| The task |
Each line containing the word "this" must be reported.

| Data for the task |
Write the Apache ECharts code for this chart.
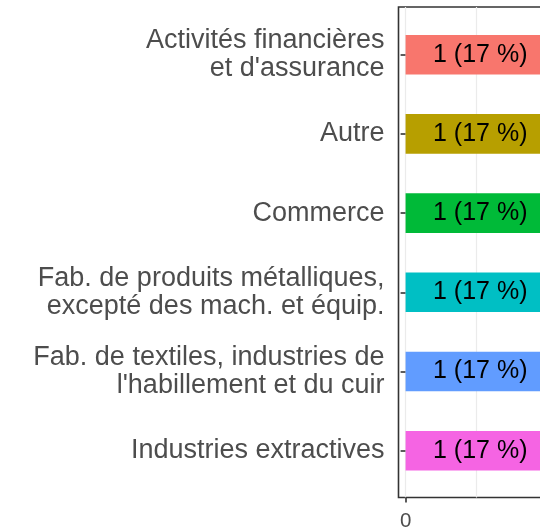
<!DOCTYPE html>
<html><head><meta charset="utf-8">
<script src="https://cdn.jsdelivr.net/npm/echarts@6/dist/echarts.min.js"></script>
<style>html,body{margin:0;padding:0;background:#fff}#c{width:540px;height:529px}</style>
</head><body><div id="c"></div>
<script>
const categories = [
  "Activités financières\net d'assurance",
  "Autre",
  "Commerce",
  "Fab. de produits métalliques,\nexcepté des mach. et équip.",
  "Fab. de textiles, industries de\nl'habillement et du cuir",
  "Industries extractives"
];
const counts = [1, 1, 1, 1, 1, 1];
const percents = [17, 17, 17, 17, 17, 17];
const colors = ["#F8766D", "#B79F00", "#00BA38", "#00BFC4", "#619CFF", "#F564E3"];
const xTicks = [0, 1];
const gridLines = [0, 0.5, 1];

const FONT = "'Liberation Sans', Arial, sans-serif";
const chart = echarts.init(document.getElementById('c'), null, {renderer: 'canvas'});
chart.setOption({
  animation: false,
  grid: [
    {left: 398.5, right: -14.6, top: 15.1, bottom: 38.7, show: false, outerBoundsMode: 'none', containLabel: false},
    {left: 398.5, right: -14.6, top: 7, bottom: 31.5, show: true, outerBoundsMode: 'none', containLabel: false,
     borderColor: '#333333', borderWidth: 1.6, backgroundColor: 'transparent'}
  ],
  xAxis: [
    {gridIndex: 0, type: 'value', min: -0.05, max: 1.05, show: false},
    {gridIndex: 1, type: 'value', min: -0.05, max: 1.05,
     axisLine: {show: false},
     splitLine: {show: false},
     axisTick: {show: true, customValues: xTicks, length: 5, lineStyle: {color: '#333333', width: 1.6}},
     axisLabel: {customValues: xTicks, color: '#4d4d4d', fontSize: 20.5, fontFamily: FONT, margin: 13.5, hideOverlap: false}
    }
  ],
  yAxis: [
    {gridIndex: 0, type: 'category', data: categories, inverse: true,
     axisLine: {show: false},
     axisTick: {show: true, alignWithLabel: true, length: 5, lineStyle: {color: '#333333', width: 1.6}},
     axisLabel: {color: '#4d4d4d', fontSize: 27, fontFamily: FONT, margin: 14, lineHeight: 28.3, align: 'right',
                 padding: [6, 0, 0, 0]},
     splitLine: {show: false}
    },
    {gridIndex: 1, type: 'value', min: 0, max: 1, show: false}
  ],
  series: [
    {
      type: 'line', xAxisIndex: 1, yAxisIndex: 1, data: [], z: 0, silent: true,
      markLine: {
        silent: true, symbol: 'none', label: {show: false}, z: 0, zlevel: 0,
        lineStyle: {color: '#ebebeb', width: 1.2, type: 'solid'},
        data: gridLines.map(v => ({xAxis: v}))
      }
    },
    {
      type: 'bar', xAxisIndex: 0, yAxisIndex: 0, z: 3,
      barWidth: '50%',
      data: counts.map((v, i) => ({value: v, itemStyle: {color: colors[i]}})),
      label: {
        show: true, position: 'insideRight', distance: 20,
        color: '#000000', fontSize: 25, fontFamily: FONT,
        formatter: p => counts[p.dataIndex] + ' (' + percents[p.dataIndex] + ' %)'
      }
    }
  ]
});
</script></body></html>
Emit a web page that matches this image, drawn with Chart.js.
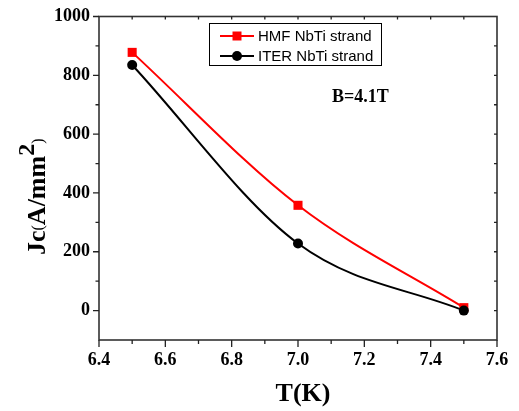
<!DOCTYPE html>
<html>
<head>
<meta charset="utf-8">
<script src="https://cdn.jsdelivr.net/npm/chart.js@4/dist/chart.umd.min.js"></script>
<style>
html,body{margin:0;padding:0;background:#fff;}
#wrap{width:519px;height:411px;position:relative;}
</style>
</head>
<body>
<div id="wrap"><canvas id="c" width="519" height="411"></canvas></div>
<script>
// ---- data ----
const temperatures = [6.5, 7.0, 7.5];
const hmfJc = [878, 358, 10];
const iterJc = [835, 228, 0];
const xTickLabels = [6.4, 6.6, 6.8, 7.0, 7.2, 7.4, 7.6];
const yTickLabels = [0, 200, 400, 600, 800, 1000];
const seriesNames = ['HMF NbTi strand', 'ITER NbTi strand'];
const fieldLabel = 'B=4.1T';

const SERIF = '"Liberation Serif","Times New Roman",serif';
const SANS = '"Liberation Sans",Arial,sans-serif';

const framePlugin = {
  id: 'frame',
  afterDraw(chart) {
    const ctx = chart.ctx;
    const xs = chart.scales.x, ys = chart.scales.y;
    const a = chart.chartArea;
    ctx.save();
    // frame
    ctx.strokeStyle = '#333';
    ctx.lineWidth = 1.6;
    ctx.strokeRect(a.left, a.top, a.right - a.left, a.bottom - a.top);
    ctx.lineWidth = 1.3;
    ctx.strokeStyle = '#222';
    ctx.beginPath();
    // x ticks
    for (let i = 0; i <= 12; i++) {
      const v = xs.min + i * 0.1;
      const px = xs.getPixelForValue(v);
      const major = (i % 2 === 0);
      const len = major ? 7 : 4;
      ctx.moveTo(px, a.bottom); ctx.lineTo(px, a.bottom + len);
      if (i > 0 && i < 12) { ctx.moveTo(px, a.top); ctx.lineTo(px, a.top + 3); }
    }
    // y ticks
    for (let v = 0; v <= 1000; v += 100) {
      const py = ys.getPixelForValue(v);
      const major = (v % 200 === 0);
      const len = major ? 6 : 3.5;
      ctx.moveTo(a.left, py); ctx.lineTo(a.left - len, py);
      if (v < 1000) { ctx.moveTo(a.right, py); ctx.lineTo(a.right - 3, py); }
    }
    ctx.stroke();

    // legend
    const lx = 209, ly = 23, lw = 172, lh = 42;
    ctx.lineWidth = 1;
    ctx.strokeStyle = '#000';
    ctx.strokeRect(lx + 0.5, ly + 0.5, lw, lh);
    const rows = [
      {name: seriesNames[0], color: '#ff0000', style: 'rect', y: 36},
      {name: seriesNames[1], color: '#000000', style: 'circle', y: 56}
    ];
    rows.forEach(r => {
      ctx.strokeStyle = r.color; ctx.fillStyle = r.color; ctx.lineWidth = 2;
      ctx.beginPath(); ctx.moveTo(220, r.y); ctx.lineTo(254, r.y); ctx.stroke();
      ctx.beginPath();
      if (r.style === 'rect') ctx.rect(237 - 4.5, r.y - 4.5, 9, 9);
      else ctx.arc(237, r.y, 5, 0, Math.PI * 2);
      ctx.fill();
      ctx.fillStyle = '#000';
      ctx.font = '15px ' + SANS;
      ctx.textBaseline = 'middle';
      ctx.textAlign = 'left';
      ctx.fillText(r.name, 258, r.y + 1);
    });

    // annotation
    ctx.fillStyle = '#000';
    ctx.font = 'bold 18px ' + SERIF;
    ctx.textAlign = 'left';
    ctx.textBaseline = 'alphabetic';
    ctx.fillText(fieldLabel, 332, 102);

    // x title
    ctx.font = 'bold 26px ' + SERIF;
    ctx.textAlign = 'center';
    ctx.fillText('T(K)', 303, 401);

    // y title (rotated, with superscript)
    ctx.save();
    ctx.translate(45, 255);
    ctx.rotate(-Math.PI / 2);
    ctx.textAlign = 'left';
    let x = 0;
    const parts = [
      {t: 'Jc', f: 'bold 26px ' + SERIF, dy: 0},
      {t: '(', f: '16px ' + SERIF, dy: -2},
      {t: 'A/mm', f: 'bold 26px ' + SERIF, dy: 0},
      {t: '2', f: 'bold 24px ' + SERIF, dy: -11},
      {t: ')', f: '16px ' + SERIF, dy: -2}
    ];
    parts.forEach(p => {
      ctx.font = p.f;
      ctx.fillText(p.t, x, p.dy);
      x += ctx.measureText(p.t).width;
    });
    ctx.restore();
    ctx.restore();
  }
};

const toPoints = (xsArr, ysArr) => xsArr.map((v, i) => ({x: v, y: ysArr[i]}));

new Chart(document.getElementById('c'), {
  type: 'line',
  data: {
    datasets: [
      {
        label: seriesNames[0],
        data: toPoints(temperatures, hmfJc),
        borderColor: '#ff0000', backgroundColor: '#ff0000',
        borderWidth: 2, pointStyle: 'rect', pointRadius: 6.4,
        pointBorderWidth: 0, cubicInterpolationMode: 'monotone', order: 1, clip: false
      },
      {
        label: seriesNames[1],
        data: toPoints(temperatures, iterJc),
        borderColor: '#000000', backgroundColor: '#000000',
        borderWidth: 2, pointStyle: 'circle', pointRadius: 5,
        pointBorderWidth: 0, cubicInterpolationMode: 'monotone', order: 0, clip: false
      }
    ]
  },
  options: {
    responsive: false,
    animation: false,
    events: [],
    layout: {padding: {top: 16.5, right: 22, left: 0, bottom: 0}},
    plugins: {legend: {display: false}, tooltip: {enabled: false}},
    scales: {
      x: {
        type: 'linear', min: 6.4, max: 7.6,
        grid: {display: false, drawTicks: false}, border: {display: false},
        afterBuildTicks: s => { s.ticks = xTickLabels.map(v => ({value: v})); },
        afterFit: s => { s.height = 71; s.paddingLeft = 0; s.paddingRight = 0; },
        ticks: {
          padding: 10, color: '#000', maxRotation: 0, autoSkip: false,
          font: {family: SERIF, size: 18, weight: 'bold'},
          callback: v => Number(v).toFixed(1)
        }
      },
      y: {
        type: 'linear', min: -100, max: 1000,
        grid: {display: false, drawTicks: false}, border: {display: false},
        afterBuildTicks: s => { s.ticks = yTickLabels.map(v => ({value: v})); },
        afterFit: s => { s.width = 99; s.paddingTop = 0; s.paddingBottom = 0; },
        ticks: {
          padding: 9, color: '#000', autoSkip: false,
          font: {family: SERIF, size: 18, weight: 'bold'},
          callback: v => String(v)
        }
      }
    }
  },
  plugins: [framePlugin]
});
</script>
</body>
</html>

| Task result |
Write the Apache ECharts code for this chart.
Emit a web page that matches this image, drawn with Chart.js.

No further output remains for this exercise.